The trend was set by private insurers Reliance General and Bajaj Allianz General. New India Assurance, the country’s largest non-life insurer, is revising the features and rates of Mediclaim 2007. Its chairman and managing director M Ramadoss said, “Since the last three to four years, we have not raised the premium rates of our mediclaim policy. We are revising the product and will be filing the revised product with the Irda in a month. Revised Mediclaim will have higher sum insured and differential premiums.” He, however, did not specify the increase.
Sanjay Dutta, head health insurance at ICICI Lombard General, said, “We have already filed 2-3 products with the regulator with higher premium rates and are in the process of filing some more products.”
While public sector non-life insurers have 60 per cent of the health insurance market, ICICI Lombard is the largest private non-life insurer. While private insurers have a bouquet of products on offer, public insurers generally offer a single product. The increase in premium is expected to cover all products.
A senior official at Oriental Insurance, who did not wish to be identified, said, “We are examining revising the rates on individual mediclaim policy and family floater policy. We will take a decision in the next three months.” S Narayanan, managing director and chief executive officer of Iffco Tokio General Insurance, said, “We are evaluating filing revised premium rates. A decision will be taken at a meeting that is scheduled next month.”

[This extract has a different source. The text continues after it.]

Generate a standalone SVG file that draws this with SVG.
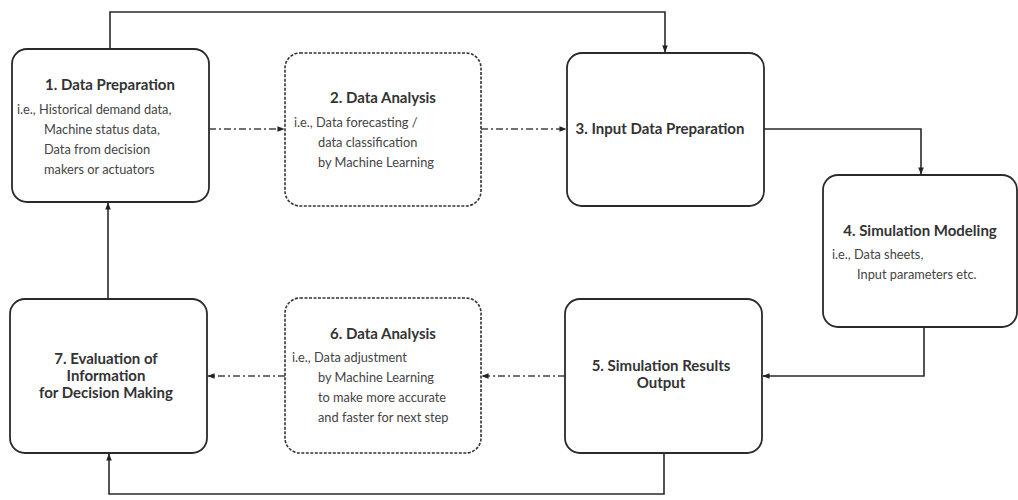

While most of the companies are tightlipped on the quantum of increase, Reliance General increased the premium rates on Healthwise policy from 200 per cent to 500 per cent and Bajaj Allianz General raised the rates on Health Guard by 10 per cent in March-April this year. According to data from Prudent Insurance Brokers, Iffco Tokio General had raised rates in February on an average 20-25 per cent while Cholamandalam General raised rates in March by 15 per cent.
Pavanjit Singh Dhingra, vice-president of Prudent Insurance Brokers, said, “Many insurance companies like New India Assurance, United India, National Insurance, Oriental Insurance and ICICI Lombard have reduced coverage by putting a cap on room rent and capping the treatment cost for various diseases.”
“This is because of several reasons. The loss ratio in health insurance is 130 per cent and medical cost is rising annually by 20 per cent, and there is a tendency among people to take treatment in tertiary care hospitals. Therefore, the premium rates on health covers are expected to rise in the near future,” said Dhingra.
“Reliance General Insurance decided to reprice its healthcare products for the first time in four years… This repricing has been done in varying percentages across the product line after careful assessment of claim ratio, product offering, pricing and competitive products and benefits,” said a statement from the firm.
According to IRDA’s 2009-10 annual report, premium collection in the health segment continued to surge at Rs 7,311 crore in 2009-10 from Rs 6,088 crore in 2008-09, a growth of 20.09 per cent. This raised the share of the health segment in total insurance premium to 21.12 per cent in 2009-10, from 20.06 per cent in 2008-09. The growth in the health segment has far outpaced the growth rate achieved by the non-life industry as a whole, according to the Irda report.